The useful signal for marketing and customer leaders is not aircraft paperwork itself. It is the operating model behind it: one governed source of truth, clearer ownership, timed approvals and fewer manual hand-offs. In retail and customer strategy, the same discipline turns scattered data into decisions teams can trust. If you want better retail analytics insight in the UK, this is the bit to watch.
Signal baseline
Travel and Tour World reports that Air New Zealand is enhancing aviation operations through investment in the OneReg document compliance platform. Public implementation detail is limited, so best not to invent any. The reliable signal is the category of problem being addressed. In regulated environments, document control breaks down when versions sit across inboxes, shared drives and local trackers. Owners become fuzzy, deadlines slide and audits turn into archaeology.
That pattern is not unique to airlines. It shows up in retail and customer data estates whenever campaign approvals, consent rules, segmentation logic and reporting definitions live in different tools. One team calls a customer active, another calls the same person lapsed, finance has a third definition, and suddenly the board pack is a bit tight on time.

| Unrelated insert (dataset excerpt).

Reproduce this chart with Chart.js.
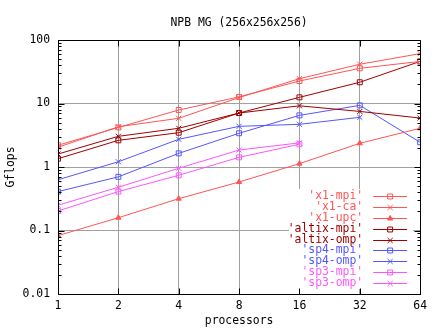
<!DOCTYPE html>
<html>
<head>
<meta charset="utf-8">
<script src="https://cdn.jsdelivr.net/npm/chart.js@4/dist/chart.umd.min.js"></script>
<style>
  html, body { margin: 0; padding: 0; background: #ffffff; }
  canvas { display: block; }
</style>
</head>
<body>
<canvas id="chart" width="432" height="328"></canvas>
<script>
// Data (Gflops per processor count)
const processors = [1, 2, 4, 8, 16, 32, 64];
const yTickValues = [0.01, 0.1, 1, 10, 100];
const yTickLabels = ['0.01', '0.1', '1', '10', '100'];

const x1Mpi = [2.2, 4.2, 7.9, 12.7, 22.6, 35.8, 46];
const x1Ca = [2.05, 4.3, 5.85, 12.4, 24.6, 41.5, 61];
const x1Upc = [0.083, 0.159, 0.317, 0.58, 1.13, 2.36, 4.07];
const altixMpi = [1.35, 2.63, 3.47, 7.08, 12.5, 21.6, 46];
const altixOmp = [1.6, 3.04, 4.07, 7.08, 9.2, 7.5, 5.9];
const sp4Mpi = [0.41, 0.70, 1.64, 3.4, 6.5, 9.35, 2.45];
const sp4Omp = [0.63, 1.21, 2.73, 4.37, 4.7, 6.06];
const sp3Mpi = [0.203, 0.41, 0.74, 1.42, 2.28];
const sp3Omp = [0.25, 0.48, 0.955, 1.85, 2.4];

const seriesNames = ["'x1-mpi'", "'x1-ca'", "'x1-upc'", "'altix-mpi'", "'altix-omp'",
                     "'sp4-mpi'", "'sp4-omp'", "'sp3-mpi'", "'sp3-omp'"];
const seriesValues = [x1Mpi, x1Ca, x1Upc, altixMpi, altixOmp, sp4Mpi, sp4Omp, sp3Mpi, sp3Omp];

const RED = '#ff5555';
const DARKRED = '#a00000';
const BLUE = '#5555ff';
const MAGENTA = '#ff55ff';
const seriesColors = [RED, RED, RED, DARKRED, DARKRED, BLUE, BLUE, MAGENTA, MAGENTA];
const seriesMarkers = ['rect', 'crossRot', 'triangle', 'rect', 'crossRot', 'rect', 'crossRot', 'rect', 'crossRot'];

const FONT = "'DejaVu Sans Mono', monospace";
const GRID = '#a0a0a0';

const markerRadius = (style) => style === 'rect' ? 3.5 : style === 'triangle' ? 3 : 3.6;

const datasets = seriesValues.map((vals, i) => ({
    label: seriesNames[i],
    data: vals.map((v, j) => ({ x: processors[j], y: v })),
    borderColor: seriesColors[i],
    backgroundColor: seriesMarkers[i] === 'triangle' ? seriesColors[i] : 'rgba(0,0,0,0)',
    borderWidth: 1,
    pointStyle: seriesMarkers[i],
    pointRadius: markerRadius(seriesMarkers[i]),
    pointBorderWidth: 1,
    pointBorderColor: seriesColors[i],
    pointBackgroundColor: seriesMarkers[i] === 'triangle' ? seriesColors[i] : 'rgba(0,0,0,0)',
    tension: 0
}));

// minor ticks for each decade (2..9)
const yAllTicks = [];
yTickValues.forEach((d, i) => {
    yAllTicks.push(d);
    if (i < yTickValues.length - 1) {
        for (let k = 2; k <= 9; k++) yAllTicks.push(+(d * k).toPrecision(3));
    }
});

const drawMarker = (ctx, style, x, y, r) => {
    ctx.beginPath();
    if (style === 'rect') {
        const s = r * Math.SQRT1_2;
        ctx.rect(x - s, y - s, 2 * s, 2 * s);
        ctx.stroke();
    } else if (style === 'crossRot') {
        const s = r * Math.SQRT1_2;
        ctx.moveTo(x - s, y - s); ctx.lineTo(x + s, y + s);
        ctx.moveTo(x + s, y - s); ctx.lineTo(x - s, y + s);
        ctx.stroke();
    } else {
        ctx.moveTo(x, y - r);
        ctx.lineTo(x + r * 0.866, y + r * 0.5);
        ctx.lineTo(x - r * 0.866, y + r * 0.5);
        ctx.closePath();
        ctx.fill();
        ctx.stroke();
    }
};

// Key box inside the plot, bottom right, sample on the right of the text
const keyPlugin = {
    id: 'key',
    afterDatasetsDraw(chart) {
        const ctx = chart.ctx;
        const area = chart.chartArea;
        ctx.save();
        ctx.fillStyle = '#ffffff';
        ctx.fillRect(area.right - 131, area.bottom - 105, 124, 100);
        ctx.font = '11.4px ' + FONT;
        ctx.textAlign = 'right';
        ctx.textBaseline = 'middle';
        ctx.lineWidth = 1;
        seriesNames.forEach((name, i) => {
            const y = Math.round(area.bottom - 98.3 + i * 10.95) + 0.5;
            ctx.fillStyle = seriesColors[i];
            ctx.strokeStyle = seriesColors[i];
            ctx.fillText(name, area.right - 57, y);
            ctx.beginPath();
            ctx.moveTo(area.right - 47, y);
            ctx.lineTo(area.right - 13, y);
            ctx.stroke();
            drawMarker(ctx, seriesMarkers[i], area.right - 30, y, markerRadius(seriesMarkers[i]));
        });
        ctx.restore();
    }
};

// Border plus inward tick marks on all four sides
const framePlugin = {
    id: 'frame',
    afterDraw(chart) {
        const ctx = chart.ctx;
        const { left, right, top, bottom } = chart.chartArea;
        const L = Math.round(left) + 0.5, R = Math.round(right) + 0.5;
        const T = Math.round(top) + 0.5, B = Math.round(bottom) + 0.5;
        ctx.save();
        ctx.strokeStyle = '#000000';
        ctx.lineWidth = 1;
        ctx.beginPath();
        chart.scales.y.ticks.forEach(t => {
            const py = Math.round(chart.scales.y.getPixelForValue(t.value)) + 0.5;
            const len = yTickValues.includes(t.value) ? 6 : 3;
            ctx.moveTo(L, py); ctx.lineTo(L + len, py);
            ctx.moveTo(R, py); ctx.lineTo(R - len, py);
        });
        chart.scales.x.ticks.forEach(t => {
            const px = Math.round(chart.scales.x.getPixelForValue(t.value)) + 0.5;
            ctx.moveTo(px, T); ctx.lineTo(px, T + 6);
            ctx.moveTo(px, B); ctx.lineTo(px, B - 6);
        });
        ctx.stroke();
        ctx.strokeRect(L, T, R - L, B - T);
        ctx.restore();
    }
};

Chart.defaults.font.family = FONT;
Chart.defaults.font.size = 11.4;
Chart.defaults.color = '#000000';

new Chart(document.getElementById('chart'), {
    type: 'line',
    data: { datasets },
    plugins: [keyPlugin, framePlugin],
    options: {
        responsive: false,
        animation: false,
        devicePixelRatio: 1,
        layout: { padding: { top: 0, right: 10, bottom: 0, left: 0 } },
        plugins: {
            legend: { display: false },
            tooltip: { enabled: false },
            title: {
                display: true,
                text: 'NPB MG (256x256x256)',
                fullSize: false,
                color: '#000000',
                font: { family: FONT, size: 11.4, weight: 'normal' },
                padding: { top: 16, bottom: 10.32 }
            }
        },
        scales: {
            x: {
                type: 'logarithmic',
                min: 1,
                max: 64,
                afterBuildTicks: s => { s.ticks = processors.map(v => ({ value: v })); },
                afterFit: s => { s.height = 34; },
                ticks: {
                    autoSkip: false,
                    maxRotation: 0,
                    padding: 5,
                    color: '#000000',
                    callback: v => String(v)
                },
                grid: { color: GRID, lineWidth: 1, drawTicks: false },
                border: { display: false },
                title: {
                    display: true,
                    text: 'processors',
                    color: '#000000',
                    padding: { top: 0, bottom: 0 }
                }
            },
            y: {
                type: 'logarithmic',
                min: 0.01,
                max: 100,
                afterBuildTicks: s => { s.ticks = yAllTicks.map(v => ({ value: v })); },
                afterFit: s => { s.width = 58; },
                ticks: {
                    autoSkip: false,
                    padding: 8,
                    color: '#000000',
                    callback: v => {
                        const i = yTickValues.indexOf(v);
                        return i >= 0 ? yTickLabels[i] : '';
                    }
                },
                grid: {
                    drawTicks: false,
                    lineWidth: 1,
                    color: c => (c.tick && yTickValues.includes(c.tick.value)) ? GRID : 'rgba(0,0,0,0)'
                },
                border: { display: false },
                title: {
                    display: true,
                    text: 'Gflops',
                    color: '#000000',
                    padding: { top: 4, bottom: 0 }
                }
            }
        }
    }
});
</script>
</body>
</html>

AOL’s 6 March 2026 explainer on AI automation points to continued demand for automation to reduce repetitive manual work and improve consistency. Fair enough. But automation without governance simply helps confusion travel faster.

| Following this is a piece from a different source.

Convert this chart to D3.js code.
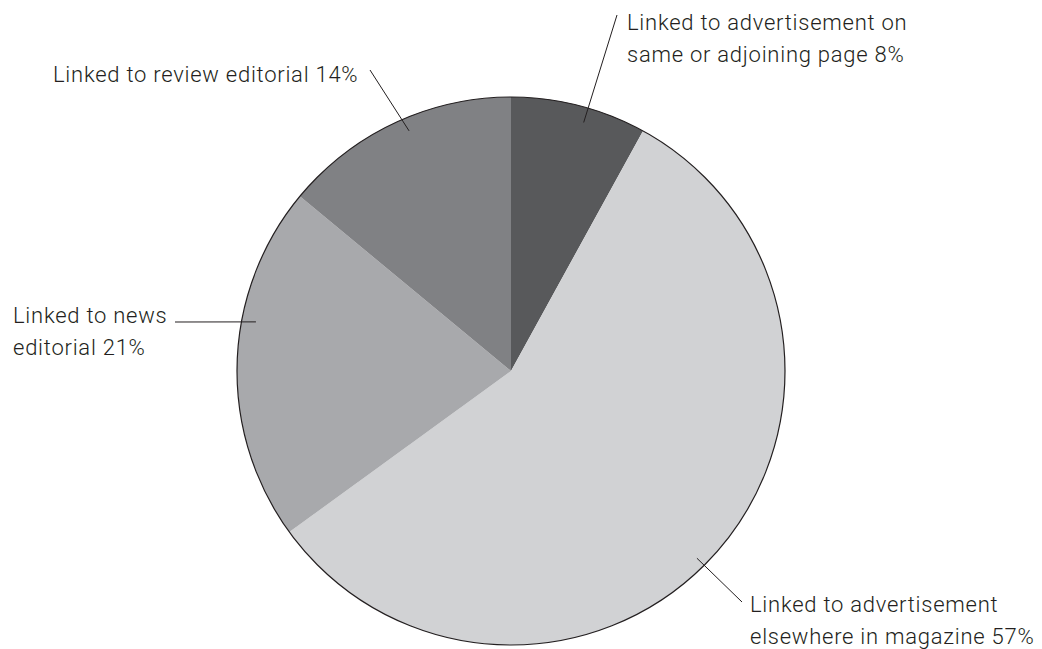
<!DOCTYPE html>
<html>
<head>
<meta charset="utf-8">
<script src="https://cdn.jsdelivr.net/npm/d3@7"></script>
<style>
  html, body { margin: 0; padding: 0; background: #fff; }
  svg { display: block; }
  .lbl { font-family: Roboto, "Liberation Sans", sans-serif; font-weight: 300; font-size: 22px; letter-spacing: 0.75px; fill: #231f20; }
</style>
</head>
<body>
<svg id="chart" width="1042" height="649"></svg>
<script>
// Share of items by what they are linked to (clockwise from 12 o'clock)
const categories = [
  "Linked to advertisement on same or adjoining page",
  "Linked to advertisement elsewhere in magazine",
  "Linked to news editorial",
  "Linked to review editorial"
];
const values = [8, 57, 21, 14];
const labelLines = [
  ["Linked to advertisement on", "same or adjoining page 8%"],
  ["Linked to advertisement", "elsewhere in magazine 57%"],
  ["Linked to news", "editorial 21%"],
  ["Linked to review editorial 14%"]
];
const colors = ["#58595b", "#d1d2d4", "#a8a9ac", "#808184"];

// Label layout: text anchor, leader-line inner end (angle in degrees clockwise from top,
// radius fraction), and leader-line outer end.
const labelLayout = [
  { tx: 627, ty: 30, inAng: 16.3, inR: 0.945, out: [617, 15] },
  { tx: 750, ty: 612, inAng: 135.2, inR: 0.963, out: [742, 602] },
  { tx: 13, ty: 323, inAng: 280.9, inR: 0.948, out: [175, 322] },
  { tx: 53, ty: 82, inAng: 337.0, inR: 0.952, out: [370, 70] }
];

const cx = 511, cy = 371, R = 274;
const lineHeight = 32;

const svg = d3.select("#chart");
const g = svg.append("g").attr("transform", `translate(${cx},${cy})`);

const pie = d3.pie().sort(null).value(d => d);
const arc = d3.arc().innerRadius(0).outerRadius(R);
const arcs = pie(values);

g.selectAll("path.slice")
  .data(arcs)
  .join("path")
  .attr("class", "slice")
  .attr("d", arc)
  .attr("fill", (d, i) => colors[i]);

// thin outline around the whole disc
g.append("circle")
  .attr("r", R)
  .attr("fill", "none")
  .attr("stroke", "#231f20")
  .attr("stroke-width", 1.2);

// leader lines
labelLayout.forEach((L, i) => {
  const a = L.inAng * Math.PI / 180;
  const x1 = cx + Math.sin(a) * R * L.inR;
  const y1 = cy - Math.cos(a) * R * L.inR;
  svg.append("line")
    .attr("x1", x1).attr("y1", y1)
    .attr("x2", L.out[0]).attr("y2", L.out[1])
    .attr("stroke", "#231f20")
    .attr("stroke-width", 1);
});

// labels
labelLayout.forEach((L, i) => {
  const t = svg.append("text").attr("class", "lbl").attr("x", L.tx).attr("y", L.ty);
  labelLines[i].forEach((s, j) => {
    t.append("tspan").attr("x", L.tx).attr("y", L.ty + j * lineHeight).text(s);
  });
});
</script>
</body>
</html>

The baseline lesson is plain. A platform investment only improves delivery when three things are visible: who owns each process, by what date a control must be completed and what acceptance criteria define done. If your plan has no named owners and dates, it is not a plan, fix it.
What is shifting
The shift is from storing information to orchestrating it. Air New Zealand’s move suggests that operational resilience depends on connected compliance rather than isolated record-keeping. The question is no longer just, “Do we have the documents?” It is, “Can we prove the right people reviewed the right version by the right date?” That is a sharper standard, and a more useful one.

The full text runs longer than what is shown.